If we live only one carnation on Earth, those of us born here in Britain are truly blessed. The opportunities afforded to us by the fluke of where our life spark was lit are immense. We have relative peace, health, wealth, education, fairness and tolerance- our society, while not perfect, has a great many gifts. This liberty is afforded us through wealth acquired over a long and complex history of interaction with the rest of the globe; some of which we can be proud, much not so much so.
Since the landmass we currently identify as the United Kingdom was first broken from a peninsula into an island some 8,000 years ago, we have been gratefully enriched as a nation and population by the passing of others over that sudden distinct border. The yearn to travel passes over most of us at some time or other; why is that? As we want to know more, understand more and experience more? We strengthen ourselves and our culture by inviting this richness and dynamism into our land. The case for the bonus that immigration gives us as a society has been made well many times.
In an emergency, how we treat those who are in most desperate need of our help can give us the opportunity to show our true colours. We have only a small number of Asylum Seekers in Stockton-on-Tees- 632 individuals at the end of March 2013. All those few in greatest need, having fled their homes in terrible fear. Many of these have struggled with negotiating, whilst in a vulnerable state, a highly complex legal system; some have then failed to manage to present the evidence required.
In Durham on the Cathedral door is a huge knocker, those who had committed crimes and were fleeing for their lives could come to the monks, knock the Sanctuary Knocker and be taken to safety inside. Isn’t that incredible- that there was a space for that? There are replicas of the Sanctuary Knocker on doors around the world. People place them on the border to their most intimate personal space as they understand the greatness that it is to be able to offer succor to a fellow man in need.
That incredible system was for those who had committed crimes, we have people here with us in Stockton applying for asylum that have committed no crime- indeed they have had harrowing crimes perpetuated against them.

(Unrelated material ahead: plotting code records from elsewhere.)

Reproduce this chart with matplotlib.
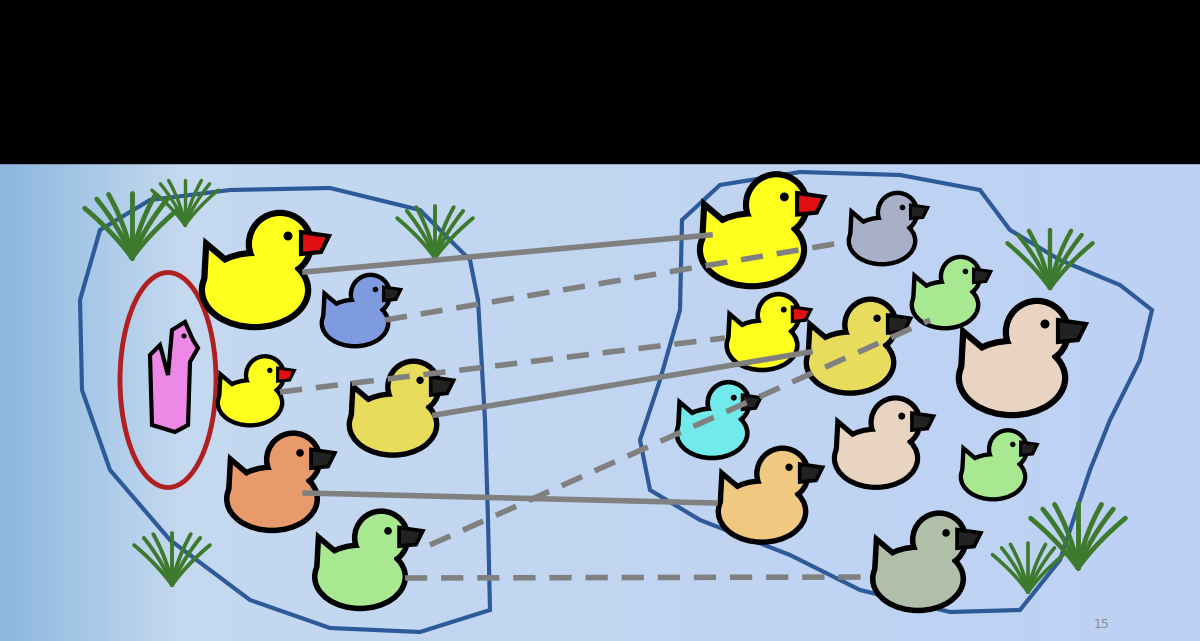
import numpy as np
import matplotlib.pyplot as plt
from matplotlib.patches import Ellipse, Circle, Polygon

# ducks: x, y (body centre, px), scale, colour
duck_x = [255, 355, 250, 393, 272, 360, 752, 882, 945, 762, 850, 1012, 712, 876, 993, 762, 918]
duck_y = [282, 318, 398, 418, 492, 570, 242, 236, 300, 340, 356, 370, 428, 452, 472, 505, 572]
duck_s = [1.0, 0.62, 0.6, 0.82, 0.85, 0.85, 0.98, 0.62, 0.62, 0.66, 0.82, 1.0, 0.66, 0.78, 0.6, 0.82, 0.85]
duck_c = ['#ffff1e', '#7f9be0', '#ffff1e', '#e8dc5c', '#e89a6a', '#a8e890',
          '#ffff1e', '#a8b0c8', '#a8e890', '#ffff1e', '#e8dc5c', '#e8d4c0',
          '#70eaea', '#e8d4c0', '#a8e890', '#f0c880', '#b0c0a8']
beak_c = ['#e01010', '#222222', '#e01010', '#222222', '#222222', '#222222',
          '#e01010', '#222222', '#222222', '#e01010', '#222222', '#222222',
          '#222222', '#222222', '#222222', '#222222', '#222222']

solid_links = [((305, 272), (710, 235)), ((435, 415), (810, 352)), ((305, 493), (715, 503))]
dashed_links = [((385, 320), (840, 243)), ((280, 392), (725, 338)),
                ((430, 545), (930, 320)), ((405, 578), (865, 577))]

left_pond = [(80, 300), (100, 230), (150, 200), (230, 190), (330, 188), (420, 210), (470, 260),
             (478, 300), (485, 420), (488, 520), (490, 610), (420, 632), (330, 628), (250, 600),
             (170, 540), (110, 470), (82, 390)]
right_pond = [(640, 440), (660, 380), (680, 310), (682, 220), (720, 185), (800, 172), (900, 175),
              (980, 190), (1010, 230), (1060, 260), (1120, 285), (1152, 310), (1140, 360),
              (1110, 420), (1090, 470), (1060, 560), (1020, 610), (950, 612), (860, 590),
              (790, 555), (700, 520), (650, 490)]

grass = [(132, 258, 1.0), (185, 225, 0.7), (435, 258, 0.8), (172, 585, 0.8),
         (1050, 288, 0.9), (1078, 568, 1.0), (1028, 592, 0.75)]


def duck_parts(x, y, s):
    return [
        Ellipse((x, y + 8 * s), 100 * s, 68 * s),
        Polygon([(x - 48 * s, y + 5 * s), (x - 46 * s, y - 32 * s), (x - 20 * s, y - 10 * s)]),
        Circle((x + 25 * s, y - 38 * s), 28 * s),
        Ellipse((x + 20 * s, y - 12 * s), 40 * s, 40 * s),
    ]


def draw_duck(ax, x, y, s, col, bcol):
    beak = Polygon([(x + 46 * s, y - 50 * s), (x + 74 * s, y - 46 * s), (x + 66 * s, y - 30 * s),
                    (x + 46 * s, y - 28 * s)], fc=bcol, ec='black', lw=2 * s + 1, zorder=6.5)
    for p in duck_parts(x, y, s):
        p.set(fc='black', ec='black', lw=7 * s + 2, zorder=5)
        ax.add_patch(p)
    ax.add_patch(beak)
    for p in duck_parts(x, y, s):
        p.set(fc=col, ec='none', zorder=6)
        ax.add_patch(p)
    ax.add_patch(Circle((x + 33 * s, y - 46 * s), 4.5 * s, fc='black', zorder=7))


def draw_grass(ax, x, y, s):
    for ang in [-40, -25, -12, 0, 12, 25, 40]:
        a = np.radians(ang)
        t = np.linspace(0, 1, 20)
        xs = x + np.sin(a) * 55 * s * t + 12 * s * t ** 2 * np.sign(ang)
        ys = y - np.cos(a) * 65 * s * t
        ax.plot(xs, ys, color='#3e7a2e', lw=3.5 * s, solid_capstyle='round', zorder=3)


fig = plt.figure(figsize=(12, 6.41), dpi=100)
ax = fig.add_axes([0, 0, 1, 1])
ax.set_xlim(0, 1200)
ax.set_ylim(641, 0)
ax.axis('off')

# background gradient
grad = np.linspace(0, 1, 300)
c0 = np.array([0.55, 0.72, 0.87])
c1 = np.array([0.77, 0.85, 0.94])
c2 = np.array([0.74, 0.82, 0.96])
row = np.where(grad[:, None] < 0.15, c0 + (c1 - c0) * (grad[:, None] / 0.15),
               c1 + (c2 - c1) * ((grad[:, None] - 0.15) / 0.85))
ax.imshow(row[None, :, :], extent=[0, 1200, 641, 163], aspect='auto', zorder=0)
ax.fill_between([0, 1200], 0, 163, color='black', zorder=1)

ax.add_patch(Polygon(left_pond, closed=True, fc='none', ec='#2e5a9a', lw=3, zorder=2))
ax.add_patch(Polygon(right_pond, closed=True, fc='none', ec='#2e5a9a', lw=3, zorder=2))

for gx, gy, gs in grass:
    draw_grass(ax, gx, gy, gs)

for (a, b) in solid_links:
    ax.plot([a[0], b[0]], [a[1], b[1]], color='#808080', lw=4, zorder=8)
for (a, b) in dashed_links:
    ax.plot([a[0], b[0]], [a[1], b[1]], color='#808080', lw=4, ls=(0, (4, 2.5)), zorder=8)

for x, y, s, c, b in zip(duck_x, duck_y, duck_s, duck_c, beak_c):
    draw_duck(ax, x, y, s, c, b)

# pink duck in red ring
ax.add_patch(Ellipse((168, 380), 96, 215, fc='none', ec='#b02020', lw=3.5, zorder=4))
pink = Polygon([(152, 425), (150, 355), (160, 345), (168, 375), (172, 330), (185, 322),
                (193, 340), (198, 348), (190, 362), (188, 425), (175, 432)], closed=True,
               fc='#ee88e6', ec='black', lw=3, zorder=6)
ax.add_patch(pink)
ax.add_patch(Circle((184, 336), 2.5, fc='black', zorder=7))

ax.text(1102, 624, '15', fontsize=9, color='#8a8a8a', ha='center', va='center', zorder=9)

fig.savefig('out.png', dpi=100)
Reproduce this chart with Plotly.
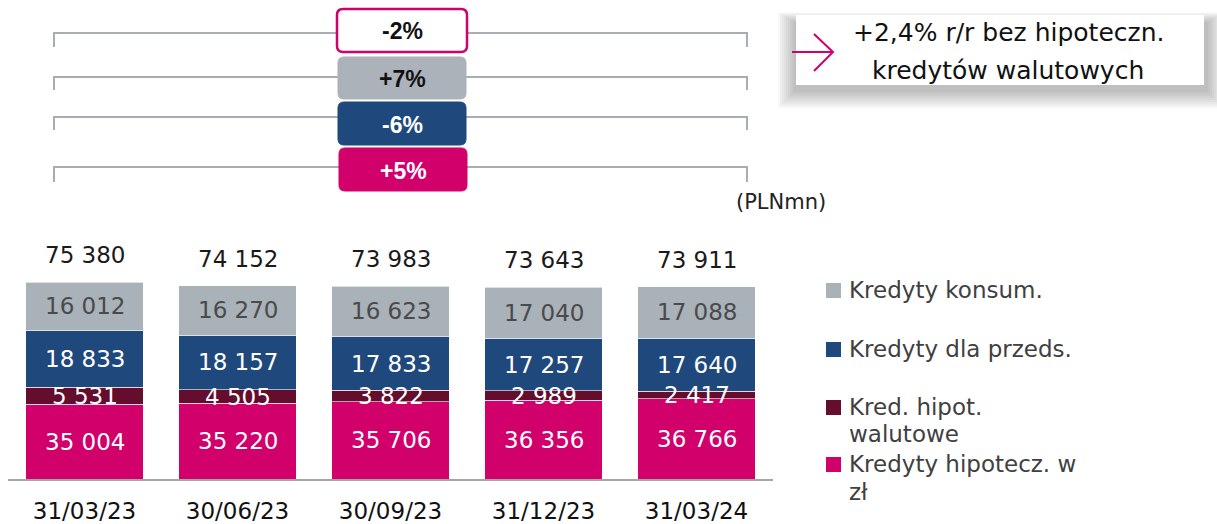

We have the amazing opportunity to offer those fellow humans sanctuary here in our home town.
We can share the gifts we received at birth with those in greatest need; those who may have suffered mental or physical health problems or have suffered trauma, torture, sexual violence. We can help ease their pain, to protect them and allow them the space to make the most of their time on Earth. All the better- they can share their great skills and learning here in Stockton- making our local space stronger and wiser.
Justice First work tirelessly to ensure that those who come here to seek asylum and then struggle with the complexity of the legal system are supported. They provide agency, advice and guidance to those often entirely destitute; those without any recourse to housing or public funds yet also unable to support themselves through working. They have also compiled and presented game changing work on documenting the plight of women returned to the Congo- proving that this is not a safe place of return as claimed by the Home Office.
This Saturday, as part of Refugee Week, Justice First organised a football tournament at Goals. We went along to chat to some volunteers, tournament players and wonderful people who run the charity. It was inspiring and honest, an opportunity to show our commonality.
We hope to meet more of those who have been involved with Justice First so we can bring to you more human stories of the huge importance of offering asylum to those who are in need over the next few months. A place that offers you sanctuary is one you have great affection for- we are excited to hear impressions of what Real Stockton is to Asylum Seekers and share those with you.
Sharing goals with pride and love – that’s Real Stockton.